The merger between Burger King and Tim Horton's has produced such a flood of melodramatic hyperventilating among the pearl-clutching pundits north of the border that one would think the Dominion was in grave danger unprecedented since the damned Yankees crossed the Niagara River at Queenston Heights in 1812. Judging by all the press, a double-double and a donut should be engraved on the back of the twenty dollar bill.
The craziest nonsense so far has come, predictably, from the NDP's industry critic Peggy Nash, who solemnly intoned on Monday that "we want to make sure those jobs are protected as well as ensure that the Tim Hortons brand and the Tim Hortons experience continue to be part of our Canadian society". Wait - we're still talking about donut shops, right? The "Tim Horton's experience" is a vital element of Canadian society that must be protected by the federal government? I suppose we could make sure that the nation's strategic reserves of coffee and Timbits are guaranteed in perpetuity by nationalizing the whole chain and turning it over to Parks Canada which would run "Tim Horton's Experience" historic sites across the land, in both official languages of course.
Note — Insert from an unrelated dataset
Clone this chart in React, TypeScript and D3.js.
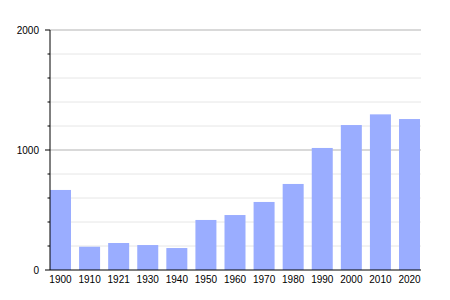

Then we could sleep soundly at night. And by the way, isn't this the same Peggy Nash who complained earlier this year that the Conservatives' job strategy was woefully inadequate because "too many of the jobs being created are low-paying and part-time", kind of like the jobs at oh, I don't know, Tim Horton's?
That's OK, I thought - this kind of over-reaction is limited to socialist MPs and CBC reporters. The average Canadian blue-collar Timmy's customer probably doesn't care one way or another. That was until I had breakfast in an Ottawa diner on Tuesday morning, and my companion innocently asked the waitress what she thought of the merger. "I'm totally against it" she replied."I don't approve of American companies coming up here taking over Canadian businesses." When I pointed out that the newly merged company would in fact be a Canadian company with its headquarters in Canada, she seemed surprised to hear that. She rallied with the emphatic statement that "the Americans are just coming up here to take advantage of our low taxes." I wager that such an astonishing phrase has never been uttered in this country before this week. After a moment of surprised silence, I replied that this indeed was a good thing, since Burger King would be paying corporate taxes as a Canadian company, just like Tim Horton's already does. She didn't agree, and replied that it just wasn't right that a company should want to pay lower taxes, and she didn't want companies like that up here. Now that's a true Canadian sentiment if I ever heard one.
The hysterical over-reaction to the Burger King-Tim Horton's merger is embarrassing. Only an immature and insecure country would link its national identity to a chain of donut shops and worry that a strategic merger with an American hamburger company is a threat to our cultural sovereignty. It's time we grew up.